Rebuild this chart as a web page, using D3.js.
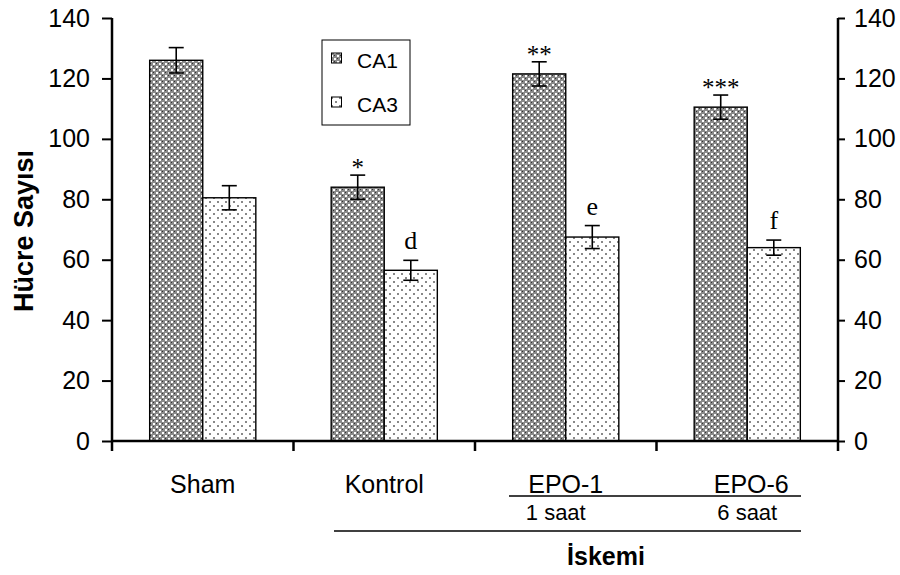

..........

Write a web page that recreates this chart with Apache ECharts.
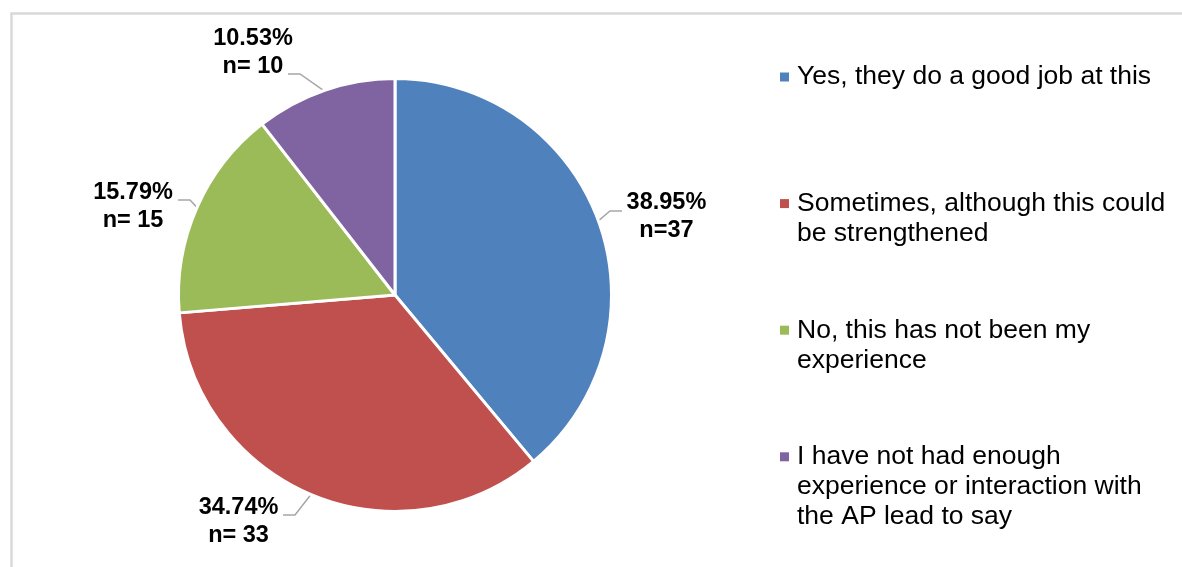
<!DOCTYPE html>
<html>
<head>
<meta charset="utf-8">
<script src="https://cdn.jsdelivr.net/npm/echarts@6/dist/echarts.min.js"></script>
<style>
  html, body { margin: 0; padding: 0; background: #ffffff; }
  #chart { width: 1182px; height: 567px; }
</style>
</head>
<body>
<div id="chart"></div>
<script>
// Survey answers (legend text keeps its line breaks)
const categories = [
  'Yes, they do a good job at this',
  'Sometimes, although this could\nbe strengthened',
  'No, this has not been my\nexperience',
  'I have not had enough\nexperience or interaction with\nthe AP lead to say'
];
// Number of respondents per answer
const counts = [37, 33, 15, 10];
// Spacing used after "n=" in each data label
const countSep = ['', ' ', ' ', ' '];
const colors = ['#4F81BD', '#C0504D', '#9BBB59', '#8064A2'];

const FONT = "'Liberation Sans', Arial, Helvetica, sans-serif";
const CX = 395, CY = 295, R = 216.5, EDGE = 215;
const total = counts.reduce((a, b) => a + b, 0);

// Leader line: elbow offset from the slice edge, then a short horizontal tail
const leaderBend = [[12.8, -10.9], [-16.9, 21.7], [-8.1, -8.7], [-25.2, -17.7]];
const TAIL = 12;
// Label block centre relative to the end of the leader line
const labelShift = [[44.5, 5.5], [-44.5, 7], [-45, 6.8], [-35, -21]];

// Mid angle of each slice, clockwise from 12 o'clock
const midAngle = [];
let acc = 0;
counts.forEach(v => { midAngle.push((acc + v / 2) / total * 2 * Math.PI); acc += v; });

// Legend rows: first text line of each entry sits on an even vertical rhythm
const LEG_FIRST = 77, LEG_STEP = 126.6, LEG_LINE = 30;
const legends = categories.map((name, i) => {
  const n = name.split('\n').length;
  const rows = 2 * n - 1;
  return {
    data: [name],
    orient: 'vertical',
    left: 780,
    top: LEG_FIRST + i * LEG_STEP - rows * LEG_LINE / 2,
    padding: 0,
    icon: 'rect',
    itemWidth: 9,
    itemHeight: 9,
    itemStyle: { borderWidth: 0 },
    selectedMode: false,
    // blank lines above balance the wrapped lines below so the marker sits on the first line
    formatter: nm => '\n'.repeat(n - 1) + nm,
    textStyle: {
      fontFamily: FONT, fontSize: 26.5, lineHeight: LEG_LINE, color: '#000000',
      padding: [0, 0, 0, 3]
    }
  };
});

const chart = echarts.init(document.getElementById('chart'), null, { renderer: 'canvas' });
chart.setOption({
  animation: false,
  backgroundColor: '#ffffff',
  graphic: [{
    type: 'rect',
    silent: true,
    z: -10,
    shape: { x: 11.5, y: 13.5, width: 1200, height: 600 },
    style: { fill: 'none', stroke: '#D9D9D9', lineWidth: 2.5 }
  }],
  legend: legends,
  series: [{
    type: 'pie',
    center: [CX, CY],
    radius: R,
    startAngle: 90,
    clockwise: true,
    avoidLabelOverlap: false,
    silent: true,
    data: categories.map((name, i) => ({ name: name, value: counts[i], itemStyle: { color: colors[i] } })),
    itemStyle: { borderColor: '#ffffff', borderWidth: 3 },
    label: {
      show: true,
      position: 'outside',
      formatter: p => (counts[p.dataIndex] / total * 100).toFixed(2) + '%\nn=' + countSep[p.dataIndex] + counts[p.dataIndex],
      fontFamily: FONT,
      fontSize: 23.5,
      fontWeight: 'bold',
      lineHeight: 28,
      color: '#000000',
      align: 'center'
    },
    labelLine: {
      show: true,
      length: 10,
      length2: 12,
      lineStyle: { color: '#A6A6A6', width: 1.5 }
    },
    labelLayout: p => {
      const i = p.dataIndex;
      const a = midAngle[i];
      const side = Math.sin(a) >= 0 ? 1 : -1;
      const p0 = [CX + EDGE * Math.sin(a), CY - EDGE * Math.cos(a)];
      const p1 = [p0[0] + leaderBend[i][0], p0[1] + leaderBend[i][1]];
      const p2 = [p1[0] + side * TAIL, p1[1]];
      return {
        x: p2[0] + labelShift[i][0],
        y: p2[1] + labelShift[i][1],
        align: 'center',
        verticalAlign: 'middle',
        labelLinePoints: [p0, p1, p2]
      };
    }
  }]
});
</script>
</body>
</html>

..........

■ Written request ■
Search the listing for the string "page". Copy each line where it turns up.

■ Task response ■
Rebuild this chart as a web page, using D3.js.
Write a web page that recreates this chart with Apache ECharts.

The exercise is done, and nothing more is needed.